--- Data extract ---
-- -- --

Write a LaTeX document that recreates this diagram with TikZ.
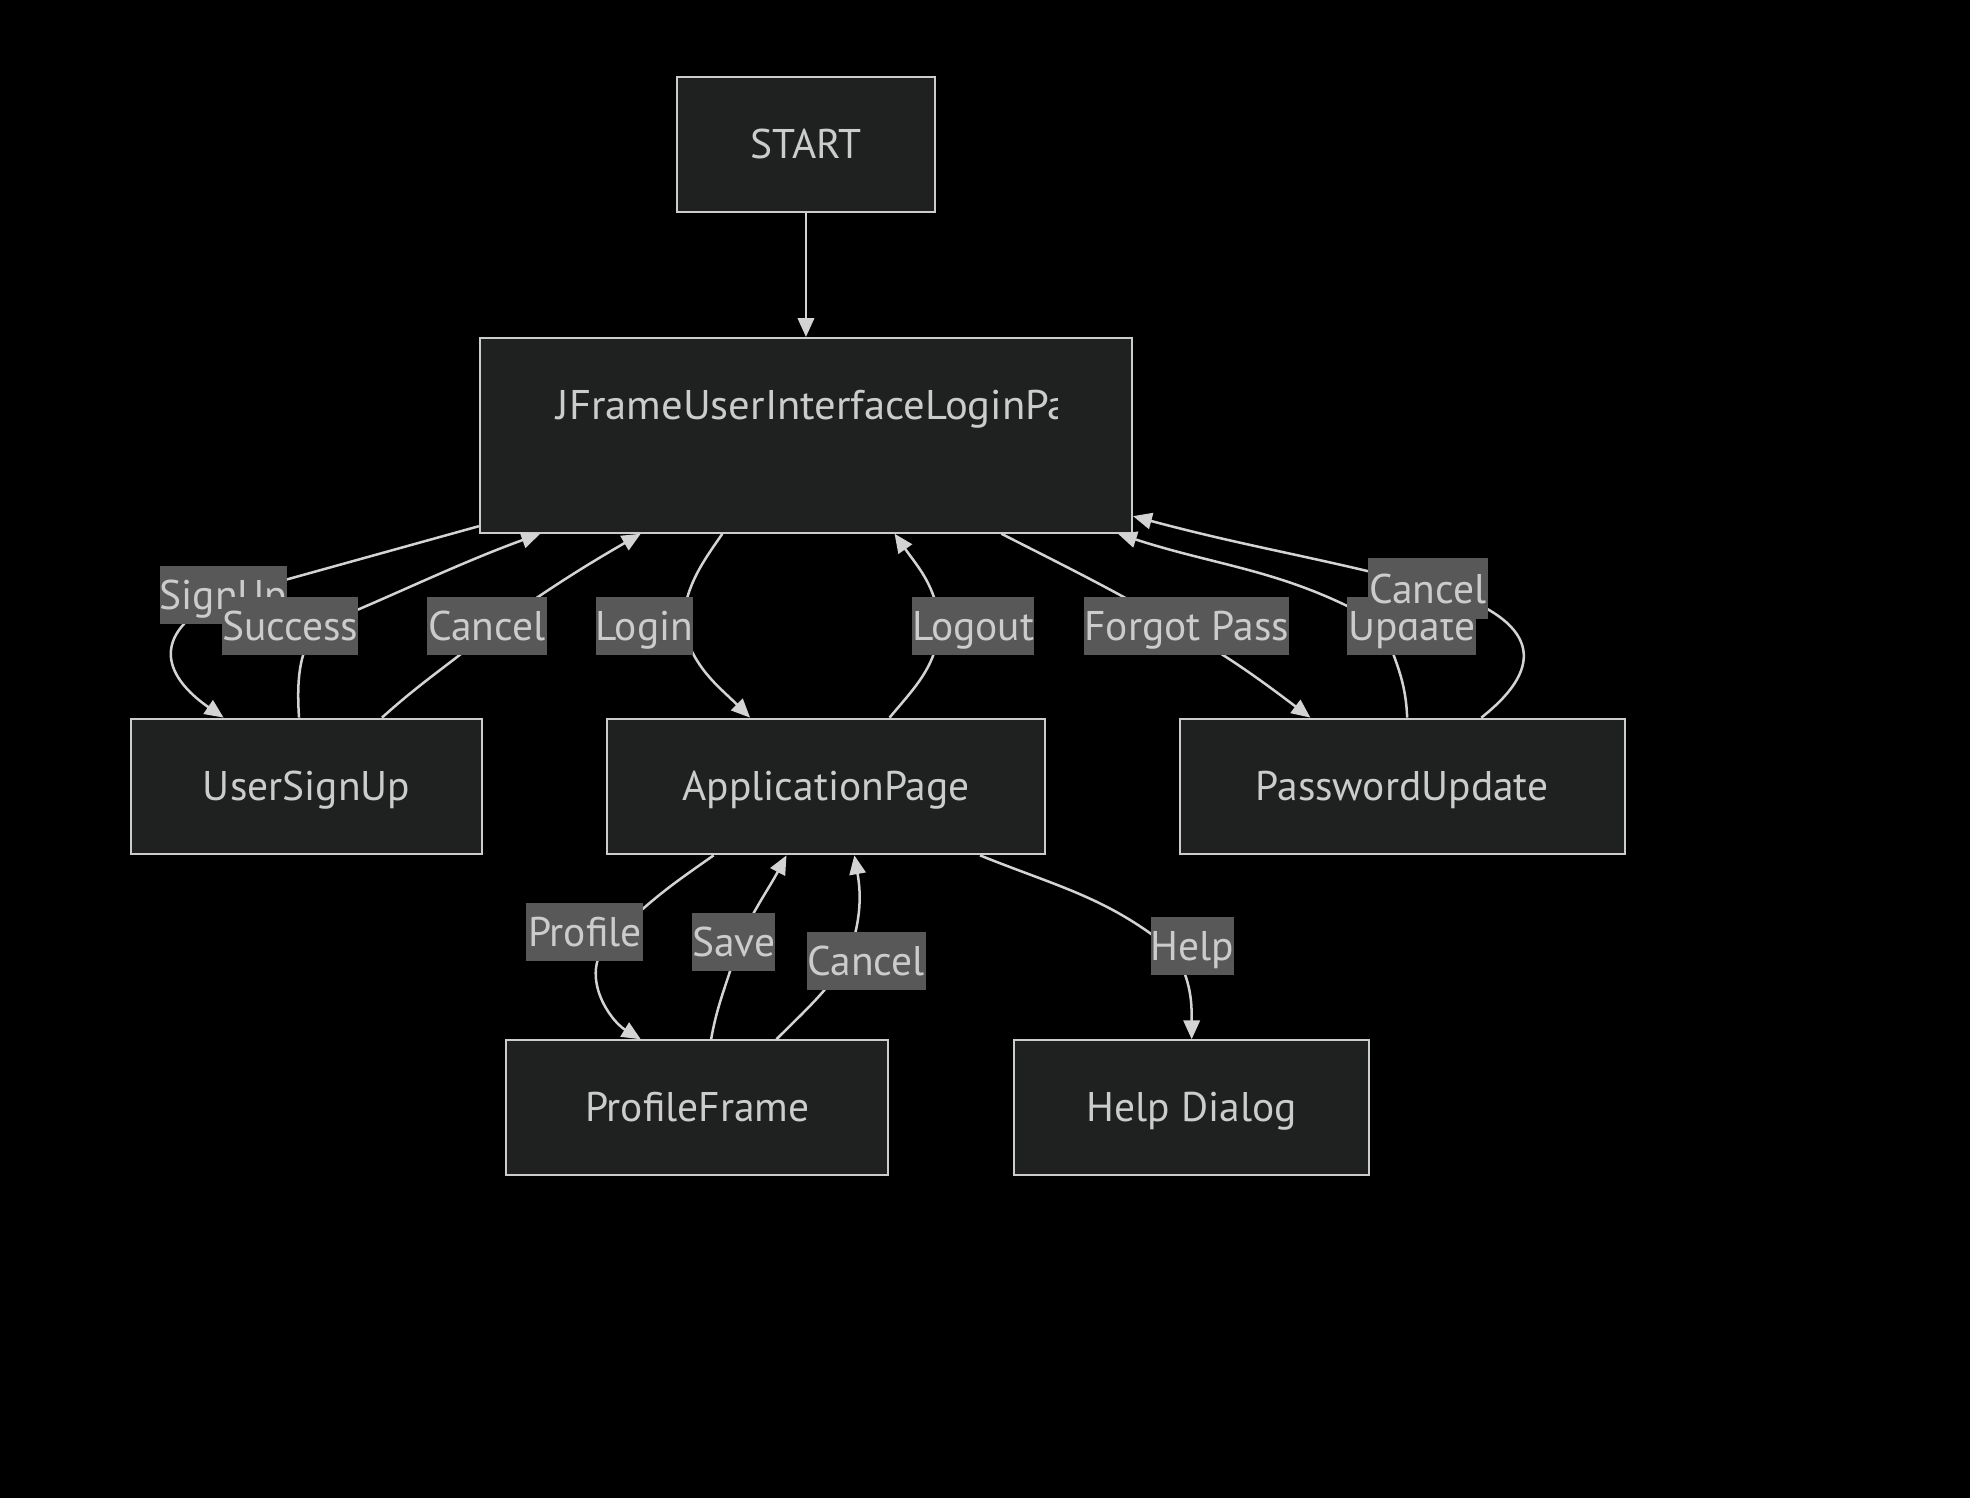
\documentclass[tikz,border=0pt]{standalone}
\usepackage{graphicx}
\usepackage{fontspec}
\setmainfont{PT Sans}
\usetikzlibrary{arrows.meta}
\definecolor{nodefill}{HTML}{1F2020}
\definecolor{nodeline}{HTML}{CCCCCC}
\definecolor{txt}{HTML}{CCCCCC}
\definecolor{lblfill}{HTML}{585858}
\definecolor{edgecol}{HTML}{D3D3D3}
\newcommand{\dfont}{\fontsize{33}{40}\selectfont}
\begin{document}
\begin{tikzpicture}[x=1pt,y=1pt,
 box/.style={draw=nodeline, line width=1.6pt, fill=nodefill, text=txt, font=\dfont, inner sep=0pt, text height=23pt, text depth=0pt},
 lbl/.style={fill=lblfill, text=txt, font=\dfont, inner xsep=0pt, inner ysep=0pt, minimum height=46pt, text height=23pt, text depth=0pt},
 edge/.style={draw=edgecol, line width=2pt, -{Triangle[length=15pt,width=13pt]}}
]
\fill[black] (0,0) rectangle (1568,-1192);
\useasboundingbox (0,0) rectangle (1568,-1192);

% nodes
\node[box, minimum width=205pt, minimum height=108pt] (start) at (641.5,-115) {START};
\node[box, minimum width=519pt, minimum height=155pt] (jf) at (641.5,-346.5) {};
\begin{scope}
\clip (420,-290) rectangle (841.5,-350);
\node[text=txt, font=\dfont, inner sep=0pt, anchor=base west] (jftext) at (443,-334) {\scalebox{1.028}[1]{JFrameUserInterfaceLoginPa}};
\end{scope}
\node[box, minimum width=280pt, minimum height=108pt] (us) at (244,-626) {UserSignUp};
\node[box, minimum width=349pt, minimum height=108pt] (ap) at (657.5,-626) {ApplicationPage};
\node[box, minimum width=354pt, minimum height=108pt] (pu) at (1116,-626) {PasswordUpdate};
\node[box, minimum width=304pt, minimum height=107pt] (pf) at (555,-881.5) {ProfileFrame};
\node[box, minimum width=283pt, minimum height=107pt] (hd) at (948.5,-881.5) {Help Dialog};

% waypoints
\coordinate (w1) at (175,-476);
\coordinate (w2) at (255,-497);
\coordinate (w3) at (395,-498);
\coordinate (w5) at (543,-498);
\coordinate (w6) at (748,-498);
\coordinate (w7) at (935,-498);
\coordinate (w8) at (1100,-497);
\coordinate (w9) at (1150,-470);
\coordinate (w10) at (492,-742);
\coordinate (w11) at (588,-750);
\coordinate (w12) at (674,-765);
\coordinate (w13) at (935,-758);

% edges
\draw[edge] (start.south) -- (jf.north);
\draw[edge] ([yshift=6pt]jf.south west) -- (w1) .. controls (110,-510) and (140,-545) .. ([xshift=-66pt]us.north);
\draw[edge] ([xshift=-6pt]us.north) .. controls (236,-540) and (238,-515) .. (w2) .. controls (290,-485) and (360,-450) .. ([xshift=-211.5pt]jf.south);
\draw[edge] ([xshift=60pt]us.north) to[out=42,in=220] (w3) to[out=35,in=210] ([xshift=-131.5pt]jf.south);
\draw[edge] ([xshift=-66.5pt]jf.south) to[out=235,in=85] (w5) to[out=-75,in=135] ([xshift=-60.5pt]ap.north);
\draw[edge] ([xshift=50.5pt]ap.north) to[out=50,in=-95] (w6) to[out=95,in=-55] ([xshift=70.5pt]jf.south);
\draw[edge] ([xshift=155.5pt]jf.south) to[out=-27,in=150] (w7) to[out=-30,in=143] ([xshift=-73pt]pu.north);
\draw[edge] ([xshift=4pt]pu.north) to[out=92,in=-70] (w8) to[out=150,in=-18] ([xshift=-12pt]jf.south east);
\draw[edge] ([xshift=63pt]pu.north) .. controls (1225,-535) and (1232,-498) .. (w9) to[out=165,in=-15] ([yshift=14pt]jf.south east);
\draw[edge] ([xshift=-89.5pt]ap.south) to[out=215,in=45] (w10) .. controls (455,-770) and (485,-812) .. ([xshift=-45pt]pf.north);
\draw[edge] ([xshift=11pt]pf.north) to[out=80,in=-105] (w11) to[out=65,in=-118] ([xshift=-31.5pt]ap.south);
\draw[edge] ([xshift=63pt]pf.north) to[out=45,in=-125] (w12) to[out=70,in=-80] ([xshift=22.5pt]ap.south);
\draw[edge] ([xshift=122.5pt]ap.south) to[out=-22,in=140] (w13) to[out=-60,in=90] (hd.north);

% edge labels
\node[lbl, minimum width=96pt] (lsignup) at (178,-473.5) {SignUp};
\node[lbl, minimum width=108pt] (lsuccess) at (231,-498) {Success};
\node[lbl, minimum width=95pt] (lcancela) at (387.5,-498) {Cancel};
\node[lbl, minimum width=74pt] (llogin) at (513,-498) {Login};
\node[lbl, minimum width=95pt] (llogout) at (774.5,-498) {Logout};
\node[lbl, minimum width=161pt] (lforgot) at (944.5,-498) {Forgot Pass};
\node[lbl, minimum width=103pt] (lupdate) at (1123.5,-498) {Update};
\node[lbl, minimum width=95pt, minimum height=49pt] (lcancelb) at (1136.5,-468.5) {Cancel};
\node[lbl, minimum width=93pt] (lprofile) at (465.5,-741.5) {Profile};
\node[lbl, minimum width=64pt] (lsave) at (584,-749.5) {Save};
\node[lbl, minimum width=95pt] (lcancelc) at (689.5,-765) {Cancel};
\node[lbl, minimum width=66pt] (lhelp) at (949,-753) {Help};
\end{tikzpicture}
\end{document}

-- -- --

--- Exercise description ---
Omit pictures; set down the rest of the material word for word.

--- Worked solution ---
Write a LaTeX document that recreates this diagram with TikZ.
\documentclass[tikz,border=0pt]{standalone}
\usepackage{graphicx}
\usepackage{fontspec}
\setmainfont{PT Sans}
\usetikzlibrary{arrows.meta}
\definecolor{nodefill}{HTML}{1F2020}
\definecolor{nodeline}{HTML}{CCCCCC}
\definecolor{txt}{HTML}{CCCCCC}
\definecolor{lblfill}{HTML}{585858}
\definecolor{edgecol}{HTML}{D3D3D3}
\newcommand{\dfont}{\fontsize{33}{40}\selectfont}
\begin{document}
\begin{tikzpicture}[x=1pt,y=1pt,
 box/.style={draw=nodeline, line width=1.6pt, fill=nodefill, text=txt, font=\dfont, inner sep=0pt, text height=23pt, text depth=0pt},
 lbl/.style={fill=lblfill, text=txt, font=\dfont, inner xsep=0pt, inner ysep=0pt, minimum height=46pt, text height=23pt, text depth=0pt},
 edge/.style={draw=edgecol, line width=2pt, -{Triangle[length=15pt,width=13pt]}}
]
\fill[black] (0,0) rectangle (1568,-1192);
\useasboundingbox (0,0) rectangle (1568,-1192);

% nodes
\node[box, minimum width=205pt, minimum height=108pt] (start) at (641.5,-115) {START};
\node[box, minimum width=519pt, minimum height=155pt] (jf) at (641.5,-346.5) {};
\begin{scope}
\clip (420,-290) rectangle (841.5,-350);
\node[text=txt, font=\dfont, inner sep=0pt, anchor=base west] (jftext) at (443,-334) {\scalebox{1.028}[1]{JFrameUserInterfaceLoginPa}};
\end{scope}
\node[box, minimum width=280pt, minimum height=108pt] (us) at (244,-626) {UserSignUp};
\node[box, minimum width=349pt, minimum height=108pt] (ap) at (657.5,-626) {ApplicationPage};
\node[box, minimum width=354pt, minimum height=108pt] (pu) at (1116,-626) {PasswordUpdate};
\node[box, minimum width=304pt, minimum height=107pt] (pf) at (555,-881.5) {ProfileFrame};
\node[box, minimum width=283pt, minimum height=107pt] (hd) at (948.5,-881.5) {Help Dialog};

% waypoints
\coordinate (w1) at (175,-476);
\coordinate (w2) at (255,-497);
\coordinate (w3) at (395,-498);
\coordinate (w5) at (543,-498);
\coordinate (w6) at (748,-498);
\coordinate (w7) at (935,-498);
\coordinate (w8) at (1100,-497);
\coordinate (w9) at (1150,-470);
\coordinate (w10) at (492,-742);
\coordinate (w11) at (588,-750);
\coordinate (w12) at (674,-765);
\coordinate (w13) at (935,-758);

% edges
\draw[edge] (start.south) -- (jf.north);
\draw[edge] ([yshift=6pt]jf.south west) -- (w1) .. controls (110,-510) and (140,-545) .. ([xshift=-66pt]us.north);
\draw[edge] ([xshift=-6pt]us.north) .. controls (236,-540) and (238,-515) .. (w2) .. controls (290,-485) and (360,-450) .. ([xshift=-211.5pt]jf.south);
\draw[edge] ([xshift=60pt]us.north) to[out=42,in=220] (w3) to[out=35,in=210] ([xshift=-131.5pt]jf.south);
\draw[edge] ([xshift=-66.5pt]jf.south) to[out=235,in=85] (w5) to[out=-75,in=135] ([xshift=-60.5pt]ap.north);
\draw[edge] ([xshift=50.5pt]ap.north) to[out=50,in=-95] (w6) to[out=95,in=-55] ([xshift=70.5pt]jf.south);
\draw[edge] ([xshift=155.5pt]jf.south) to[out=-27,in=150] (w7) to[out=-30,in=143] ([xshift=-73pt]pu.north);
\draw[edge] ([xshift=4pt]pu.north) to[out=92,in=-70] (w8) to[out=150,in=-18] ([xshift=-12pt]jf.south east);
\draw[edge] ([xshift=63pt]pu.north) .. controls (1225,-535) and (1232,-498) .. (w9) to[out=165,in=-15] ([yshift=14pt]jf.south east);
\draw[edge] ([xshift=-89.5pt]ap.south) to[out=215,in=45] (w10) .. controls (455,-770) and (485,-812) .. ([xshift=-45pt]pf.north);
\draw[edge] ([xshift=11pt]pf.north) to[out=80,in=-105] (w11) to[out=65,in=-118] ([xshift=-31.5pt]ap.south);
\draw[edge] ([xshift=63pt]pf.north) to[out=45,in=-125] (w12) to[out=70,in=-80] ([xshift=22.5pt]ap.south);
\draw[edge] ([xshift=122.5pt]ap.south) to[out=-22,in=140] (w13) to[out=-60,in=90] (hd.north);

% edge labels
\node[lbl, minimum width=96pt] (lsignup) at (178,-473.5) {SignUp};
\node[lbl, minimum width=108pt] (lsuccess) at (231,-498) {Success};
\node[lbl, minimum width=95pt] (lcancela) at (387.5,-498) {Cancel};
\node[lbl, minimum width=74pt] (llogin) at (513,-498) {Login};
\node[lbl, minimum width=95pt] (llogout) at (774.5,-498) {Logout};
\node[lbl, minimum width=161pt] (lforgot) at (944.5,-498) {Forgot Pass};
\node[lbl, minimum width=103pt] (lupdate) at (1123.5,-498) {Update};
\node[lbl, minimum width=95pt, minimum height=49pt] (lcancelb) at (1136.5,-468.5) {Cancel};
\node[lbl, minimum width=93pt] (lprofile) at (465.5,-741.5) {Profile};
\node[lbl, minimum width=64pt] (lsave) at (584,-749.5) {Save};
\node[lbl, minimum width=95pt] (lcancelc) at (689.5,-765) {Cancel};
\node[lbl, minimum width=66pt] (lhelp) at (949,-753) {Help};
\end{tikzpicture}
\end{document}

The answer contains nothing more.